In January 2018, when new Public Recreational Bathing regulations were implemented in New Jersey, interest in the specially exempt status of community associations spiked. This interest was fueled by community association board members hoping to avoid substantial costs for additional lifeguard personnel and equipment mandated by the new regulations. As specially exempt public recreational bathing facilities, community associations may legally choose to operate their pools without lifeguards. However, this decision must be carefully considered and made only after consultation with the association’s legal counsel, insurance agent, and pool operator.
New Jersey Bathing Code
The Public Recreational Bathing Code is part of the New Jersey State Sanitary Code set forth at Chapter IX, N.J.A.C. 8:26, et seq. (“Bathing Code”). It may seem counterintuitive, but community association pools used by two or more dwelling units are considered “public recreational bathing facilities” for purposes of these regulations even though they are not open to use by the public. The Bathing Code was updated by the New Jersey Department of Health on January 16, 2018 and community associations felt the impact immediately.

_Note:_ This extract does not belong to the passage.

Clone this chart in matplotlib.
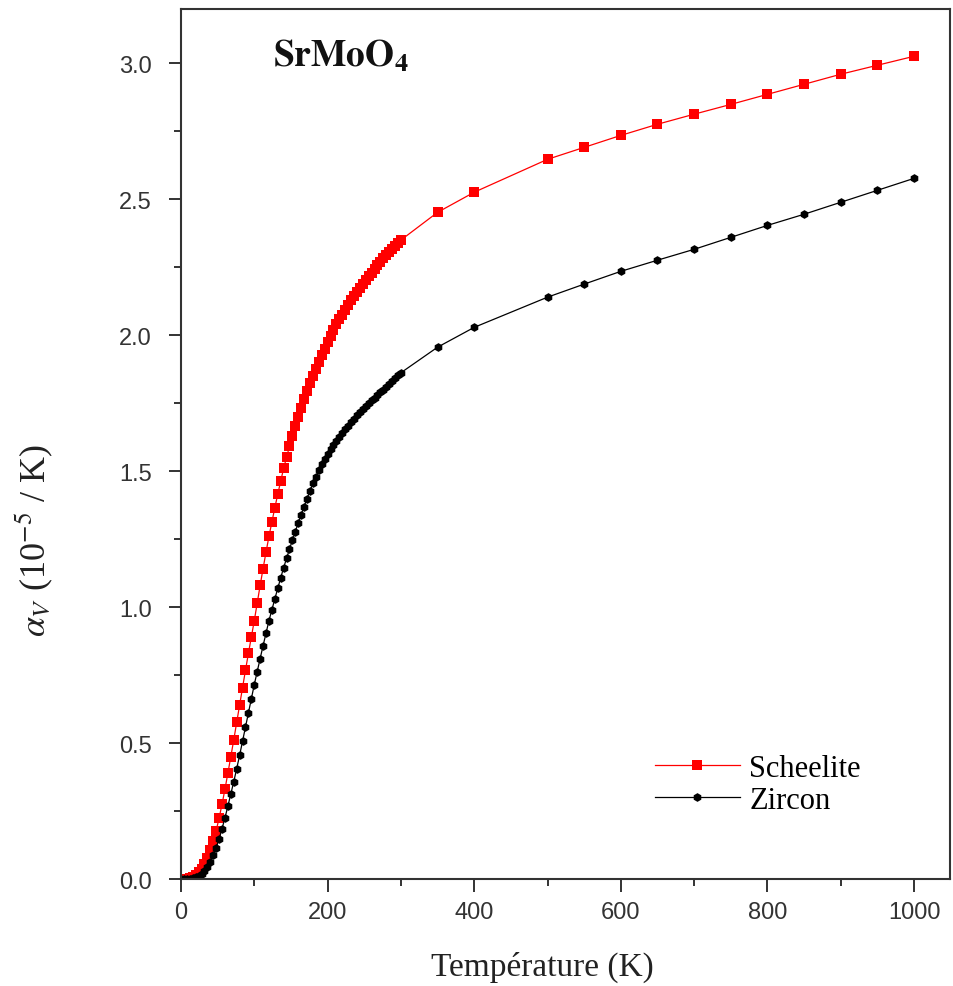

Among other requirements, the new regulations mandate that all lifeguarded pools have an automated external defibrillator, lifeguard platforms are required at some pools that previously did not require them, and many pools must employ more lifeguards than previously required, each with their own lifeguard platform. The cost of the additional personnel and equipment is anticipated to be quite high for many community associations and this has led their fiscally responsible trustees to look for options.